## [THE REQUEST]
Write out the entire listing below exactly, with the pictures left out.

## [SOURCE MATERIAL]
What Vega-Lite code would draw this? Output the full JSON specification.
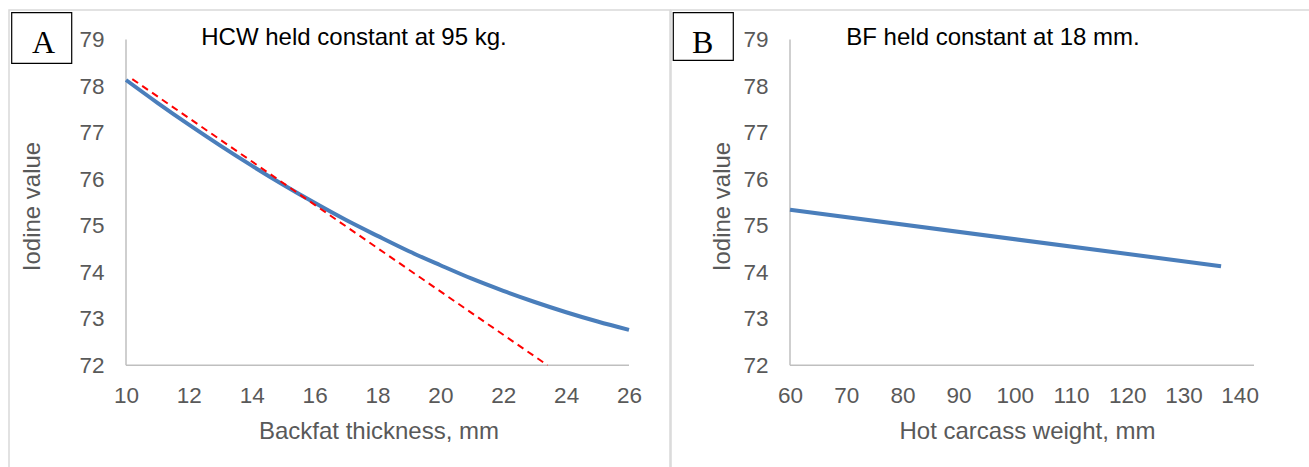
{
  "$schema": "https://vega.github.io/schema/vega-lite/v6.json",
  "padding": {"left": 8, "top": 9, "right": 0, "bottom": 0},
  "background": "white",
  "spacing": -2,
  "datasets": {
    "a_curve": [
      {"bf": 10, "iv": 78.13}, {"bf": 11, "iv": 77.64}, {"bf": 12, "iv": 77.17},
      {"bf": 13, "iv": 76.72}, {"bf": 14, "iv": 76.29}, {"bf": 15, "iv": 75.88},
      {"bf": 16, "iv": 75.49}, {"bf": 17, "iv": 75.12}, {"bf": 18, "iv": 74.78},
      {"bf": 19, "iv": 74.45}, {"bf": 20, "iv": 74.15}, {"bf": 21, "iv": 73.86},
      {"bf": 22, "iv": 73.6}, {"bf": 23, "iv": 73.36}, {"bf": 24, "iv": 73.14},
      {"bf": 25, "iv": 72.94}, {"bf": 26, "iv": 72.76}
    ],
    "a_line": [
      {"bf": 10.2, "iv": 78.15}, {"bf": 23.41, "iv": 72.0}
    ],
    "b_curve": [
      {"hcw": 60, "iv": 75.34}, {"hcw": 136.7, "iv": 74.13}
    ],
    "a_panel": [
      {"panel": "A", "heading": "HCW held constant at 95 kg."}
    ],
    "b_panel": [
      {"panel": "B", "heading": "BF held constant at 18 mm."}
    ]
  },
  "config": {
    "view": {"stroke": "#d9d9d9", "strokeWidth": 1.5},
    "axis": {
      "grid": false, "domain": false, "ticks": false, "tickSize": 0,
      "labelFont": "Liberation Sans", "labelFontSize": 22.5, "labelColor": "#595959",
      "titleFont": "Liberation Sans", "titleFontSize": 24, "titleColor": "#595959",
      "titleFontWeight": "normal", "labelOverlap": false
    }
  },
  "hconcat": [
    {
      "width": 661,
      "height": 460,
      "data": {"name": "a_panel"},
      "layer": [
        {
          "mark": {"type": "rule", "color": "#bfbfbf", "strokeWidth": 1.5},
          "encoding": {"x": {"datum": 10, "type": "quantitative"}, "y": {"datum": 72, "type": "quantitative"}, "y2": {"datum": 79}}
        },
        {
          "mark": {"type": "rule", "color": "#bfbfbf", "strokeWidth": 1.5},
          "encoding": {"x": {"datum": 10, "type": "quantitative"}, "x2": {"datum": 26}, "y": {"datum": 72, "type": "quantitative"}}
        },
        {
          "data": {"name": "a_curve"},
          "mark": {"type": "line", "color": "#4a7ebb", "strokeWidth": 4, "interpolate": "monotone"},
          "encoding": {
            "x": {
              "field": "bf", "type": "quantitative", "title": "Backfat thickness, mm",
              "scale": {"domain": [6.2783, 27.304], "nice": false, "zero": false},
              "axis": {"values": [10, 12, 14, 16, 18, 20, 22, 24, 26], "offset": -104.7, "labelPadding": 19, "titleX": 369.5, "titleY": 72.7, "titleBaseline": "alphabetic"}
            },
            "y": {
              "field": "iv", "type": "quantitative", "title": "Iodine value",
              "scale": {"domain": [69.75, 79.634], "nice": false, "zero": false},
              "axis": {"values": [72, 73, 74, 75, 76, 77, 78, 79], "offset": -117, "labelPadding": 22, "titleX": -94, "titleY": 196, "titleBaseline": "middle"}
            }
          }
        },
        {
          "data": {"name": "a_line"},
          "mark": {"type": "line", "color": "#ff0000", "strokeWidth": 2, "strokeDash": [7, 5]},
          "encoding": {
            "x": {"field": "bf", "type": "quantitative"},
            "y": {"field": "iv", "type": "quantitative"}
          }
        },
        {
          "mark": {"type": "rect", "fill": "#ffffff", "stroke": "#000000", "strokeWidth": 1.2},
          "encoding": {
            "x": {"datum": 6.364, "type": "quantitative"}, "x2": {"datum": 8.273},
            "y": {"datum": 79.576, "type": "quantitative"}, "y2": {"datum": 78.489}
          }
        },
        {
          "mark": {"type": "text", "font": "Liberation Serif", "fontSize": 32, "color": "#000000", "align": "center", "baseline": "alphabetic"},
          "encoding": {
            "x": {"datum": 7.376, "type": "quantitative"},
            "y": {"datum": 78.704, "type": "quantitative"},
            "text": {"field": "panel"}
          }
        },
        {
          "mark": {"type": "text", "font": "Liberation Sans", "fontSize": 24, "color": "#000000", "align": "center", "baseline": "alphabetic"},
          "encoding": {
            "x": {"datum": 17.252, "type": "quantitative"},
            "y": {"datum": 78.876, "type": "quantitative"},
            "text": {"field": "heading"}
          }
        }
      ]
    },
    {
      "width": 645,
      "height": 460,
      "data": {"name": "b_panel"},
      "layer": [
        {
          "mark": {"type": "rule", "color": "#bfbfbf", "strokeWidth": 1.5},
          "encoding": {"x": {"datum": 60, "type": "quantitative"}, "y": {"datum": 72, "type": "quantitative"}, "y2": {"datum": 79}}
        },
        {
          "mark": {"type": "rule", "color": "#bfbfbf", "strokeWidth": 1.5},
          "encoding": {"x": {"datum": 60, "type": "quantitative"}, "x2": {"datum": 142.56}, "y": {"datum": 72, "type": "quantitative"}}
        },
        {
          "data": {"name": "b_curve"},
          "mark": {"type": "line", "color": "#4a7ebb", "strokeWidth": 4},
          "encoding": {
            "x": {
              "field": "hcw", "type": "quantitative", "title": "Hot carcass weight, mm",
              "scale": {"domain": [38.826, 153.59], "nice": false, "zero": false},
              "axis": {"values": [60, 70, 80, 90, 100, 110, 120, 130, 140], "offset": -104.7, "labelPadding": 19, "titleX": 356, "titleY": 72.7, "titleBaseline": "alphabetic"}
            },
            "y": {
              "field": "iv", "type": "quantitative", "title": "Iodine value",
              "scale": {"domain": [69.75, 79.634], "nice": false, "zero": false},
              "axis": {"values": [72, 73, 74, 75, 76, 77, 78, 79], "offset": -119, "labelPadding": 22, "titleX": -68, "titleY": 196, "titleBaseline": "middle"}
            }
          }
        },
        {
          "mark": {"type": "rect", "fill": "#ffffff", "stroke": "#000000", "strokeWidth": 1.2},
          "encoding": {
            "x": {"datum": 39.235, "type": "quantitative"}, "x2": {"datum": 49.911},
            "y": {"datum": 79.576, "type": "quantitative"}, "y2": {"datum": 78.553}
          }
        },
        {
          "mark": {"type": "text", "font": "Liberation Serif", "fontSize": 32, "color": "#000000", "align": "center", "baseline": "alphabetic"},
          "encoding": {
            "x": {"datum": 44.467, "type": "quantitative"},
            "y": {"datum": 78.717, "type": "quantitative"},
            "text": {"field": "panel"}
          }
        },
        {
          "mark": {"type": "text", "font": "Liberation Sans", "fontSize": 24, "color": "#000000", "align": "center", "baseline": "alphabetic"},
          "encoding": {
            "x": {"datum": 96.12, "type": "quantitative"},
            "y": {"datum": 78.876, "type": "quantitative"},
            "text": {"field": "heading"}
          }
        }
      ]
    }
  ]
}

## [SOLUTION TO THIS TASK]
What Vega-Lite code would draw this? Output the full JSON specification.
{
  "$schema": "https://vega.github.io/schema/vega-lite/v6.json",
  "padding": {"left": 8, "top": 9, "right": 0, "bottom": 0},
  "background": "white",
  "spacing": -2,
  "datasets": {
    "a_curve": [
      {"bf": 10, "iv": 78.13}, {"bf": 11, "iv": 77.64}, {"bf": 12, "iv": 77.17},
      {"bf": 13, "iv": 76.72}, {"bf": 14, "iv": 76.29}, {"bf": 15, "iv": 75.88},
      {"bf": 16, "iv": 75.49}, {"bf": 17, "iv": 75.12}, {"bf": 18, "iv": 74.78},
      {"bf": 19, "iv": 74.45}, {"bf": 20, "iv": 74.15}, {"bf": 21, "iv": 73.86},
      {"bf": 22, "iv": 73.6}, {"bf": 23, "iv": 73.36}, {"bf": 24, "iv": 73.14},
      {"bf": 25, "iv": 72.94}, {"bf": 26, "iv": 72.76}
    ],
    "a_line": [
      {"bf": 10.2, "iv": 78.15}, {"bf": 23.41, "iv": 72.0}
    ],
    "b_curve": [
      {"hcw": 60, "iv": 75.34}, {"hcw": 136.7, "iv": 74.13}
    ],
    "a_panel": [
      {"panel": "A", "heading": "HCW held constant at 95 kg."}
    ],
    "b_panel": [
      {"panel": "B", "heading": "BF held constant at 18 mm."}
    ]
  },
  "config": {
    "view": {"stroke": "#d9d9d9", "strokeWidth": 1.5},
    "axis": {
      "grid": false, "domain": false, "ticks": false, "tickSize": 0,
      "labelFont": "Liberation Sans", "labelFontSize": 22.5, "labelColor": "#595959",
      "titleFont": "Liberation Sans", "titleFontSize": 24, "titleColor": "#595959",
      "titleFontWeight": "normal", "labelOverlap": false
    }
  },
  "hconcat": [
    {
      "width": 661,
      "height": 460,
      "data": {"name": "a_panel"},
      "layer": [
        {
          "mark": {"type": "rule", "color": "#bfbfbf", "strokeWidth": 1.5},
          "encoding": {"x": {"datum": 10, "type": "quantitative"}, "y": {"datum": 72, "type": "quantitative"}, "y2": {"datum": 79}}
        },
        {
          "mark": {"type": "rule", "color": "#bfbfbf", "strokeWidth": 1.5},
          "encoding": {"x": {"datum": 10, "type": "quantitative"}, "x2": {"datum": 26}, "y": {"datum": 72, "type": "quantitative"}}
        },
        {
          "data": {"name": "a_curve"},
          "mark": {"type": "line", "color": "#4a7ebb", "strokeWidth": 4, "interpolate": "monotone"},
          "encoding": {
            "x": {
              "field": "bf", "type": "quantitative", "title": "Backfat thickness, mm",
              "scale": {"domain": [6.2783, 27.304], "nice": false, "zero": false},
              "axis": {"values": [10, 12, 14, 16, 18, 20, 22, 24, 26], "offset": -104.7, "labelPadding": 19, "titleX": 369.5, "titleY": 72.7, "titleBaseline": "alphabetic"}
            },
            "y": {
              "field": "iv", "type": "quantitative", "title": "Iodine value",
              "scale": {"domain": [69.75, 79.634], "nice": false, "zero": false},
              "axis": {"values": [72, 73, 74, 75, 76, 77, 78, 79], "offset": -117, "labelPadding": 22, "titleX": -94, "titleY": 196, "titleBaseline": "middle"}
            }
          }
        },
        {
          "data": {"name": "a_line"},
          "mark": {"type": "line", "color": "#ff0000", "strokeWidth": 2, "strokeDash": [7, 5]},
          "encoding": {
            "x": {"field": "bf", "type": "quantitative"},
            "y": {"field": "iv", "type": "quantitative"}
          }
        },
        {
          "mark": {"type": "rect", "fill": "#ffffff", "stroke": "#000000", "strokeWidth": 1.2},
          "encoding": {
            "x": {"datum": 6.364, "type": "quantitative"}, "x2": {"datum": 8.273},
            "y": {"datum": 79.576, "type": "quantitative"}, "y2": {"datum": 78.489}
          }
        },
        {
          "mark": {"type": "text", "font": "Liberation Serif", "fontSize": 32, "color": "#000000", "align": "center", "baseline": "alphabetic"},
          "encoding": {
            "x": {"datum": 7.376, "type": "quantitative"},
            "y": {"datum": 78.704, "type": "quantitative"},
            "text": {"field": "panel"}
          }
        },
        {
          "mark": {"type": "text", "font": "Liberation Sans", "fontSize": 24, "color": "#000000", "align": "center", "baseline": "alphabetic"},
          "encoding": {
            "x": {"datum": 17.252, "type": "quantitative"},
            "y": {"datum": 78.876, "type": "quantitative"},
            "text": {"field": "heading"}
          }
        }
      ]
    },
    {
      "width": 645,
      "height": 460,
      "data": {"name": "b_panel"},
      "layer": [
        {
          "mark": {"type": "rule", "color": "#bfbfbf", "strokeWidth": 1.5},
          "encoding": {"x": {"datum": 60, "type": "quantitative"}, "y": {"datum": 72, "type": "quantitative"}, "y2": {"datum": 79}}
        },
        {
          "mark": {"type": "rule", "color": "#bfbfbf", "strokeWidth": 1.5},
          "encoding": {"x": {"datum": 60, "type": "quantitative"}, "x2": {"datum": 142.56}, "y": {"datum": 72, "type": "quantitative"}}
        },
        {
          "data": {"name": "b_curve"},
          "mark": {"type": "line", "color": "#4a7ebb", "strokeWidth": 4},
          "encoding": {
            "x": {
              "field": "hcw", "type": "quantitative", "title": "Hot carcass weight, mm",
              "scale": {"domain": [38.826, 153.59], "nice": false, "zero": false},
              "axis": {"values": [60, 70, 80, 90, 100, 110, 120, 130, 140], "offset": -104.7, "labelPadding": 19, "titleX": 356, "titleY": 72.7, "titleBaseline": "alphabetic"}
            },
            "y": {
              "field": "iv", "type": "quantitative", "title": "Iodine value",
              "scale": {"domain": [69.75, 79.634], "nice": false, "zero": false},
              "axis": {"values": [72, 73, 74, 75, 76, 77, 78, 79], "offset": -119, "labelPadding": 22, "titleX": -68, "titleY": 196, "titleBaseline": "middle"}
            }
          }
        },
        {
          "mark": {"type": "rect", "fill": "#ffffff", "stroke": "#000000", "strokeWidth": 1.2},
          "encoding": {
            "x": {"datum": 39.235, "type": "quantitative"}, "x2": {"datum": 49.911},
            "y": {"datum": 79.576, "type": "quantitative"}, "y2": {"datum": 78.553}
          }
        },
        {
          "mark": {"type": "text", "font": "Liberation Serif", "fontSize": 32, "color": "#000000", "align": "center", "baseline": "alphabetic"},
          "encoding": {
            "x": {"datum": 44.467, "type": "quantitative"},
            "y": {"datum": 78.717, "type": "quantitative"},
            "text": {"field": "panel"}
          }
        },
        {
          "mark": {"type": "text", "font": "Liberation Sans", "fontSize": 24, "color": "#000000", "align": "center", "baseline": "alphabetic"},
          "encoding": {
            "x": {"datum": 96.12, "type": "quantitative"},
            "y": {"datum": 78.876, "type": "quantitative"},
            "text": {"field": "heading"}
          }
        }
      ]
    }
  ]
}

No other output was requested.